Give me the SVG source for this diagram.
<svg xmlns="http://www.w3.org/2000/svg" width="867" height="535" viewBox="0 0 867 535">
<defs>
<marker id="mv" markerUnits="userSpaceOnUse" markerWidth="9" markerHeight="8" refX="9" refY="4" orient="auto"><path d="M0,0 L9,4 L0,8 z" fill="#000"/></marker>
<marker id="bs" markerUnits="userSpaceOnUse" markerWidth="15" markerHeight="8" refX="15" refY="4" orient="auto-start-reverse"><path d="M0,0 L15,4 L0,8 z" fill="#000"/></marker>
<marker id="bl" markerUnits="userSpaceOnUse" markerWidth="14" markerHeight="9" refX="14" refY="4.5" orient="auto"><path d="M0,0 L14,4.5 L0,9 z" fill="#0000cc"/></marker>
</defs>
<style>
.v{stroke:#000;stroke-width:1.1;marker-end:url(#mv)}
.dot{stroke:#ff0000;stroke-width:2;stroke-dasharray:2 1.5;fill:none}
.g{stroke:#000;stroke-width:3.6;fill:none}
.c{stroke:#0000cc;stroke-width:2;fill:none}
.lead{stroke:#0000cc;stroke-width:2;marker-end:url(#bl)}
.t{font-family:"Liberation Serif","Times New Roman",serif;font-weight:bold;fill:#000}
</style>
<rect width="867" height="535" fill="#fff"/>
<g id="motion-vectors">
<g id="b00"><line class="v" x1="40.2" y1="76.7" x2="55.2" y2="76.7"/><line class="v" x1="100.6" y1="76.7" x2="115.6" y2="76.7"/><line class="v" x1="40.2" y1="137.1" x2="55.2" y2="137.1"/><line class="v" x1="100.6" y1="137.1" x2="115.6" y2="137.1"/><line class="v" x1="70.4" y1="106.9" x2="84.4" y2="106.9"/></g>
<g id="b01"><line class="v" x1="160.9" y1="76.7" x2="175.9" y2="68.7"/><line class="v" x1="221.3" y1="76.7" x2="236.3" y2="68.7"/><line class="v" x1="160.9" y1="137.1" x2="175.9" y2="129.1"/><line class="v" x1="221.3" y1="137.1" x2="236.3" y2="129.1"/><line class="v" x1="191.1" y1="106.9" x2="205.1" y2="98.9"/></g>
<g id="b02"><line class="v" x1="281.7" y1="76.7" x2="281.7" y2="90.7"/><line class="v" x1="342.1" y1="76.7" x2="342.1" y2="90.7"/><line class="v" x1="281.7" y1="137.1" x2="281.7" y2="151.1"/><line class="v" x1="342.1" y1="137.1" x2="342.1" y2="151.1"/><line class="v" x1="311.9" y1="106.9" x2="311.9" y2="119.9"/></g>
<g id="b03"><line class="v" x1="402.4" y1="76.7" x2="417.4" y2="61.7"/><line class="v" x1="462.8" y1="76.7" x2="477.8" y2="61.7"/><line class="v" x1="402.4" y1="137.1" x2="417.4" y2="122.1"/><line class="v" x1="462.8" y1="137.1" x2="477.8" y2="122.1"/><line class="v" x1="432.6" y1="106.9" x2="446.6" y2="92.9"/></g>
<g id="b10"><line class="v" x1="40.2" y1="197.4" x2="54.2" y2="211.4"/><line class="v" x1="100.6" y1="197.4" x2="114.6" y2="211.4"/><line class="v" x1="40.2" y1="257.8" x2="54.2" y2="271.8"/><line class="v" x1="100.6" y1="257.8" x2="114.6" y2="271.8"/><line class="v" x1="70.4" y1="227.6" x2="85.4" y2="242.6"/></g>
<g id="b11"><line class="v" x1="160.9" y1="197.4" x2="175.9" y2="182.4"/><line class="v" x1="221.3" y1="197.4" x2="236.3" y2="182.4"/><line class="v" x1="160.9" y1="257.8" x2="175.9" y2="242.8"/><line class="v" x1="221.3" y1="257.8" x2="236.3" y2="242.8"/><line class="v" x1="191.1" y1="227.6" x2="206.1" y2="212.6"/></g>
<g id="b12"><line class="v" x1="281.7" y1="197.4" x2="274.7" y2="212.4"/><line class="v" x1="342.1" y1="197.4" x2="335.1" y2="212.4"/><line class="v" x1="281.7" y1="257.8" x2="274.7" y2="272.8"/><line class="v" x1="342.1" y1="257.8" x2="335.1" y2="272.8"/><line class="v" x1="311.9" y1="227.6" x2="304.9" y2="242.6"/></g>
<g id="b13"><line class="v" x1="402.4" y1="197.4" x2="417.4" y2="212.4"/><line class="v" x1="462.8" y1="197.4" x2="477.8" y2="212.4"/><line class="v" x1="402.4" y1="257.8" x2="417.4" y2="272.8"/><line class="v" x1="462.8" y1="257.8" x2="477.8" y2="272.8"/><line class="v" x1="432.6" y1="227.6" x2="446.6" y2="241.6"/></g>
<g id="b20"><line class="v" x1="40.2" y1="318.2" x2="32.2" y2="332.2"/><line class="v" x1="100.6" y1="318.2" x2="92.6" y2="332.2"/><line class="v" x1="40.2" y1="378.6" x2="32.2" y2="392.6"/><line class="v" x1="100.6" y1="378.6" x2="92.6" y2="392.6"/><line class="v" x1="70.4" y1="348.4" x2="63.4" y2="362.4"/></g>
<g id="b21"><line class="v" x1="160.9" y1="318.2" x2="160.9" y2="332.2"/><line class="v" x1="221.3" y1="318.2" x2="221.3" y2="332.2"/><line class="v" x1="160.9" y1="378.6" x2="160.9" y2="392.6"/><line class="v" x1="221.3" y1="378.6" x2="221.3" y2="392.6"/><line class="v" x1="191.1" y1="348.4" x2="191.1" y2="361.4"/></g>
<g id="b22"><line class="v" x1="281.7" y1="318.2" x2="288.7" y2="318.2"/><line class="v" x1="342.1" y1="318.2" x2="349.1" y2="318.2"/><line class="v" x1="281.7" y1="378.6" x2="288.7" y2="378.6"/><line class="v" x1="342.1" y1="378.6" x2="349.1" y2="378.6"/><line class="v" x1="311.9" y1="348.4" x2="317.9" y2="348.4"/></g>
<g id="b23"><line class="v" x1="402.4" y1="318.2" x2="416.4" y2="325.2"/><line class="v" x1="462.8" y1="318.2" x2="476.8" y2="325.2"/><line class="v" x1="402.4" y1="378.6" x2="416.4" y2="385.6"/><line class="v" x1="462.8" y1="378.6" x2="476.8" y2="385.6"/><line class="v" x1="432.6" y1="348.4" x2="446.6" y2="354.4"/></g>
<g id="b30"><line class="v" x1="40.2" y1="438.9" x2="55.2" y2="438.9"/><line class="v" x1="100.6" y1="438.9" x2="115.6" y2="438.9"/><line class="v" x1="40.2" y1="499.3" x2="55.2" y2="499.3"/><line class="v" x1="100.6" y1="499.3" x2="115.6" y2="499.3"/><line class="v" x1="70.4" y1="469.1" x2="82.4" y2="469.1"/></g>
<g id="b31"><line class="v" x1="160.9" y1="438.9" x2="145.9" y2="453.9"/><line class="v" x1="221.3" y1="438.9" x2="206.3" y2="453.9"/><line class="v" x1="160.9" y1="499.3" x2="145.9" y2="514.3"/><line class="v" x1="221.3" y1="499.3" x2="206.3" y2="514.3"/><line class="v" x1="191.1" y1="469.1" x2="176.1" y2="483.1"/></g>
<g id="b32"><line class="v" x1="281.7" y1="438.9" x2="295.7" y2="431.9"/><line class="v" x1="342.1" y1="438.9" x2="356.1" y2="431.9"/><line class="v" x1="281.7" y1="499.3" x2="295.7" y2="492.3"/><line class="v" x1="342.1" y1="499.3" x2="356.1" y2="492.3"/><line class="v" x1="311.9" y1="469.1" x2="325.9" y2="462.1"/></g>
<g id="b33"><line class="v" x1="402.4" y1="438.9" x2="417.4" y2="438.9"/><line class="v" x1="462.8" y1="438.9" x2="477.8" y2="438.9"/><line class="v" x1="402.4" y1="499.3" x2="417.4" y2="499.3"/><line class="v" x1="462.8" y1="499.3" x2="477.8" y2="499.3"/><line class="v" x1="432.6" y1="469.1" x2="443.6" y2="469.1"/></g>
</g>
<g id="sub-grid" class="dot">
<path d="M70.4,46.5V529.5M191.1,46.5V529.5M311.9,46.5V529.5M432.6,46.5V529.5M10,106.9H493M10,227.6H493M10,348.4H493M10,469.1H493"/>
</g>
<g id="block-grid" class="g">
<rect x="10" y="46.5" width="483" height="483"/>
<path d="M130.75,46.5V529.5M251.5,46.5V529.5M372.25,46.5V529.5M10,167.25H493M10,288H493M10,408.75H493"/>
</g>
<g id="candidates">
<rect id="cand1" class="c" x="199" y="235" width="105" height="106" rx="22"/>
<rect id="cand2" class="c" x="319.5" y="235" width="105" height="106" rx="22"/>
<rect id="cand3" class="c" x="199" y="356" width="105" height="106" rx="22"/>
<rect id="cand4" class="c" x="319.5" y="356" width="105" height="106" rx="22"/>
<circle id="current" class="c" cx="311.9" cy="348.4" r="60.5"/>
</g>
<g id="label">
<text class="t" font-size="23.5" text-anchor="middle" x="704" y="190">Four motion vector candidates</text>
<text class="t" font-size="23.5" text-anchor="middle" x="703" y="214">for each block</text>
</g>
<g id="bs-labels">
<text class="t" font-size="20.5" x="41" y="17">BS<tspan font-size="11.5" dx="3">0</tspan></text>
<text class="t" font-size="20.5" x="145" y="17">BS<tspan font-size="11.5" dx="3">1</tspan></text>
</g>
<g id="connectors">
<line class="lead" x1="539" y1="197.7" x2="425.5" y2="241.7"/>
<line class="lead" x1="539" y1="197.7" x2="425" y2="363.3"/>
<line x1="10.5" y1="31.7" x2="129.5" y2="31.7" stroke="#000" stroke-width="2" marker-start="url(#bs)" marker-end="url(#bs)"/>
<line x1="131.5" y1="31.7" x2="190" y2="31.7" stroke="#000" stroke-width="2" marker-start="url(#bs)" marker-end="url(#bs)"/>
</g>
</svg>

────────────────────

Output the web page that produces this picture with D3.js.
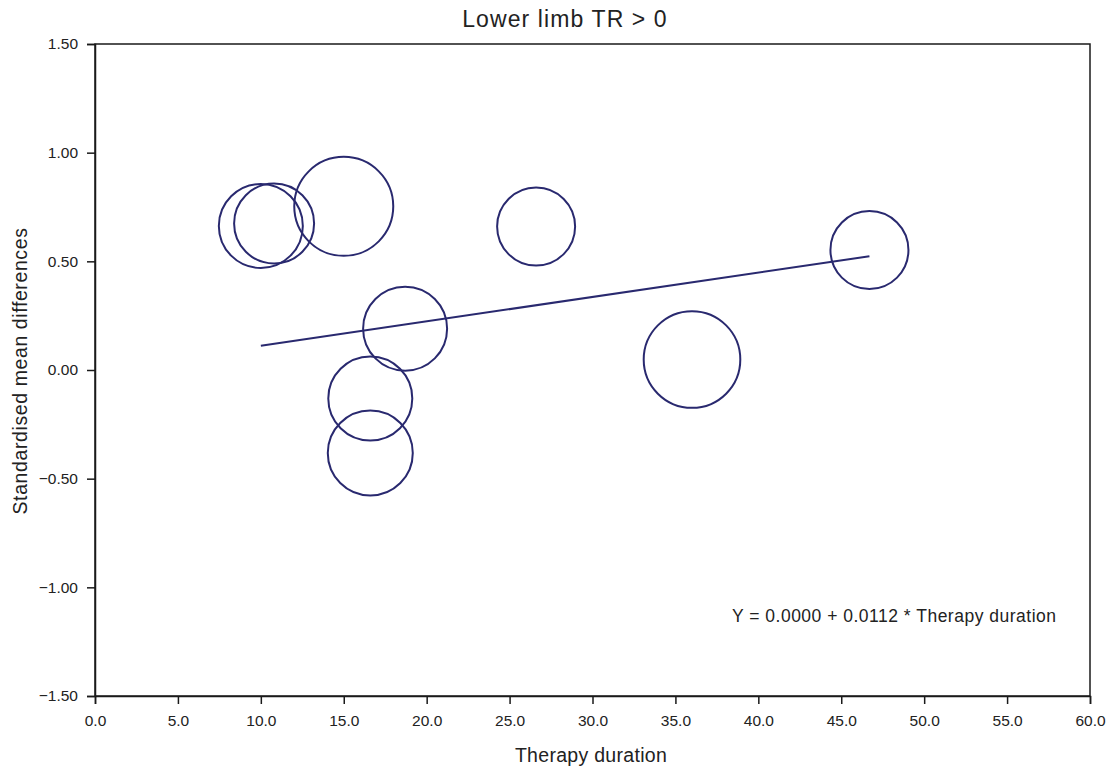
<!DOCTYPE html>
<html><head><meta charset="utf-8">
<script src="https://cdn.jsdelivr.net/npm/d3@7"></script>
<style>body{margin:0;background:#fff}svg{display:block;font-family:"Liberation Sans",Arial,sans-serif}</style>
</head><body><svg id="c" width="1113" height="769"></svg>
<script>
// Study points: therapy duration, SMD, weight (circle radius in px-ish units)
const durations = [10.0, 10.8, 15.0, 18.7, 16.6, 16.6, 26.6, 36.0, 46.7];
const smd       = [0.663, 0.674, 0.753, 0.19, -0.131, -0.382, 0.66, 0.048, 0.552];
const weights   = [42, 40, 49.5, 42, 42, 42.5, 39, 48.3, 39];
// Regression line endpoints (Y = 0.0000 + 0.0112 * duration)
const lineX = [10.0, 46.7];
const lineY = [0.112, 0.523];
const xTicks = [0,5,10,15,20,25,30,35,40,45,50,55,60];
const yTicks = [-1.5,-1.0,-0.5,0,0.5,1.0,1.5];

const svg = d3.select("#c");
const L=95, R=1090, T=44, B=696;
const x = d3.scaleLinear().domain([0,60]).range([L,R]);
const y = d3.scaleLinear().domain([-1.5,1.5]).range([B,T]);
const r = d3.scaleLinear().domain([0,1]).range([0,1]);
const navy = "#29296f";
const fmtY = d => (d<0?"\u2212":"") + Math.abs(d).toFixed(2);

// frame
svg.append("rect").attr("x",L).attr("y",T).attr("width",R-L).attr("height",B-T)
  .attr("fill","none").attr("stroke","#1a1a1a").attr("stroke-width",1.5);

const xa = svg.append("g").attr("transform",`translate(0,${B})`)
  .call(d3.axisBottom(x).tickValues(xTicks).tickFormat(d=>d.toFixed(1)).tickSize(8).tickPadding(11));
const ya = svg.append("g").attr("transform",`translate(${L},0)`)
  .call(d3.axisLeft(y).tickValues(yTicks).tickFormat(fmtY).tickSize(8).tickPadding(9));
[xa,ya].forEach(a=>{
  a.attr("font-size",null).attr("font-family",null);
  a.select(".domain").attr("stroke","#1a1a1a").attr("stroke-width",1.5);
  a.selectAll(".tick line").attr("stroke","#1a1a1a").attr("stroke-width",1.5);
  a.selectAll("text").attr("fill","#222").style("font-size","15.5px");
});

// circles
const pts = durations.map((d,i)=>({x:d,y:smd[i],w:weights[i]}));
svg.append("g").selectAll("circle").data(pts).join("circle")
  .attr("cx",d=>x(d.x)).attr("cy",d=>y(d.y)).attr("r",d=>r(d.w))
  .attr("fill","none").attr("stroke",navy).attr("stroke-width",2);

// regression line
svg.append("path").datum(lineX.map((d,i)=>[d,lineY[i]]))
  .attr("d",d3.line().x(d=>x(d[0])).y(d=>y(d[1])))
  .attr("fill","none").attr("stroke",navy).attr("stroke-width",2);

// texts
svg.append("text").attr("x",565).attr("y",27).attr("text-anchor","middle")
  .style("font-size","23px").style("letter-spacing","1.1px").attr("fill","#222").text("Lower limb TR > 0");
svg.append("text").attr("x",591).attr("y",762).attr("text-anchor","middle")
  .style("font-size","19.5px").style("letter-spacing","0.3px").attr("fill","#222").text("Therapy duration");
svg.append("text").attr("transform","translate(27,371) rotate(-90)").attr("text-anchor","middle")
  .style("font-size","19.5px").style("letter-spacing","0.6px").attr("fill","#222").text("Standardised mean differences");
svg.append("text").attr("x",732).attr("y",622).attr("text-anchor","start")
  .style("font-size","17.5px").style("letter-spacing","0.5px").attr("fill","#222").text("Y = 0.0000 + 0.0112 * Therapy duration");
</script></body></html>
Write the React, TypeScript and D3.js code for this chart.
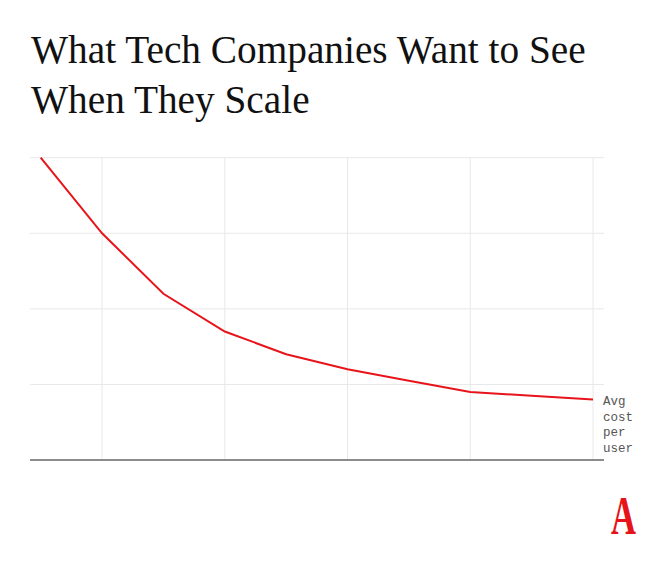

────────────────────

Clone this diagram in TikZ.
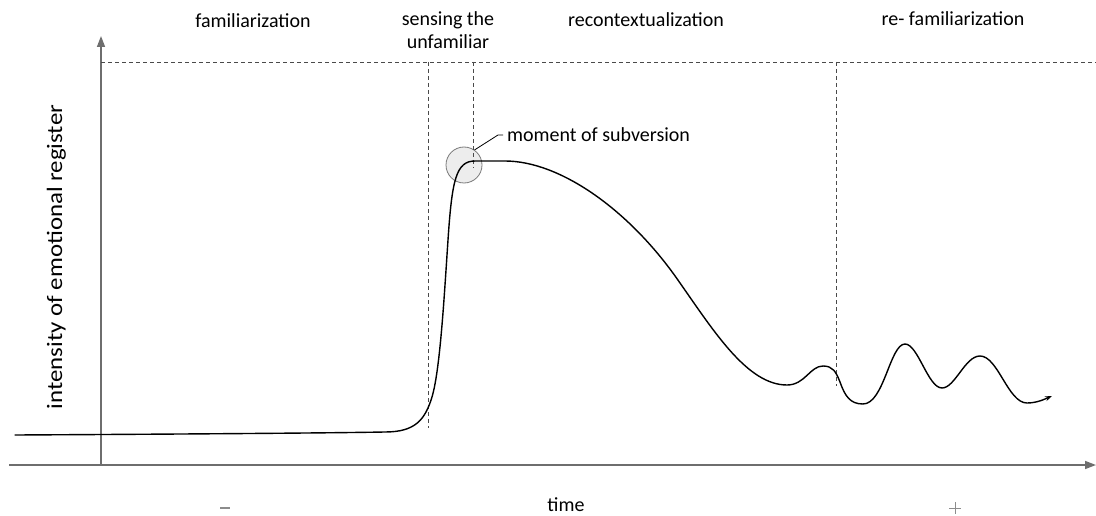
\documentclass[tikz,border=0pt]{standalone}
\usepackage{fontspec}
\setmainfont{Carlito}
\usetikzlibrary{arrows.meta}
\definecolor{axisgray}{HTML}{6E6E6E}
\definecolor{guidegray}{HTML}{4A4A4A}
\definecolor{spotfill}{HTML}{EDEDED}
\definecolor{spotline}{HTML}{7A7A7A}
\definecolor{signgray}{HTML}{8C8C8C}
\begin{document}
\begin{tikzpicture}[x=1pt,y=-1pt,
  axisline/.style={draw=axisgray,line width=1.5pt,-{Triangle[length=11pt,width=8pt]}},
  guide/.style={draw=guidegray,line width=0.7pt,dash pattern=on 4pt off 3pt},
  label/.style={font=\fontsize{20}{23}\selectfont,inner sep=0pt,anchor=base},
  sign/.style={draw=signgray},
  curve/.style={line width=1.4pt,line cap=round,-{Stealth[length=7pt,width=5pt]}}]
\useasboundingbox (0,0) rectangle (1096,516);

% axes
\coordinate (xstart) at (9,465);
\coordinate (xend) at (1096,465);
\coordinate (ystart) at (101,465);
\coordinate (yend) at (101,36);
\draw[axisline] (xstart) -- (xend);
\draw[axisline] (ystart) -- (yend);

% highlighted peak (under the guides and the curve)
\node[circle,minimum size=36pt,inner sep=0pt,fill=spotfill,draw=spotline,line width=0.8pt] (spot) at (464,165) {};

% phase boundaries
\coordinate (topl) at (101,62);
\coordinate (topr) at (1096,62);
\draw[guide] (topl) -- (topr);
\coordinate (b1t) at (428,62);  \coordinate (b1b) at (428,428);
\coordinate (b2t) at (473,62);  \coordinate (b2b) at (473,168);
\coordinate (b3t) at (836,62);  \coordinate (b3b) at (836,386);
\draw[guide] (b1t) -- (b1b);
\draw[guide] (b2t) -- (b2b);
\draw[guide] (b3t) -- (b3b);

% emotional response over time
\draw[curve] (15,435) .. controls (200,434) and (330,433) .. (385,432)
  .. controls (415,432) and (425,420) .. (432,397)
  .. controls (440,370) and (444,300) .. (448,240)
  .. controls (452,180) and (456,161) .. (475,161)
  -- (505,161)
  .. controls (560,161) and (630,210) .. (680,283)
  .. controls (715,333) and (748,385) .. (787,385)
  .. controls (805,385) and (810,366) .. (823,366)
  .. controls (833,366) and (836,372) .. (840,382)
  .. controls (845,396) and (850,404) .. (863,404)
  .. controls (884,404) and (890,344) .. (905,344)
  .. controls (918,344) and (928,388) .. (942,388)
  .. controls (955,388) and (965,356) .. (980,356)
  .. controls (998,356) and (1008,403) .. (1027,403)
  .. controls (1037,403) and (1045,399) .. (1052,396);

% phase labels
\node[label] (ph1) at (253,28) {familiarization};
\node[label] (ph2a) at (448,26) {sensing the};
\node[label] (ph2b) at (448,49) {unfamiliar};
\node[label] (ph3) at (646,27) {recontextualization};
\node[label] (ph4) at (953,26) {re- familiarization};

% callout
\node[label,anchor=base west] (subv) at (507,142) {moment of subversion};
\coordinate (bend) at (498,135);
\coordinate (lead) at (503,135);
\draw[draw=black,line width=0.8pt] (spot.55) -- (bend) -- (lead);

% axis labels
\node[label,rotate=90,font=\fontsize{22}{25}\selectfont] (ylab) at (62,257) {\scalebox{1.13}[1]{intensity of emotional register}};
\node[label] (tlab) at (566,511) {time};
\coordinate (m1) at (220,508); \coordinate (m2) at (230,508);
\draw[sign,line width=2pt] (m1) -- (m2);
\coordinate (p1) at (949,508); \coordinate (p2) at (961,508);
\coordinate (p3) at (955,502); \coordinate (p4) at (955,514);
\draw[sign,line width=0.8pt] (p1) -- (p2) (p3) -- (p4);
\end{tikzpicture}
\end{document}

────────────────────

PROBLEM
Your answer should be a single number: the count of lines holding the word "diagram".

RESPONSE TO THE EXERCISE
2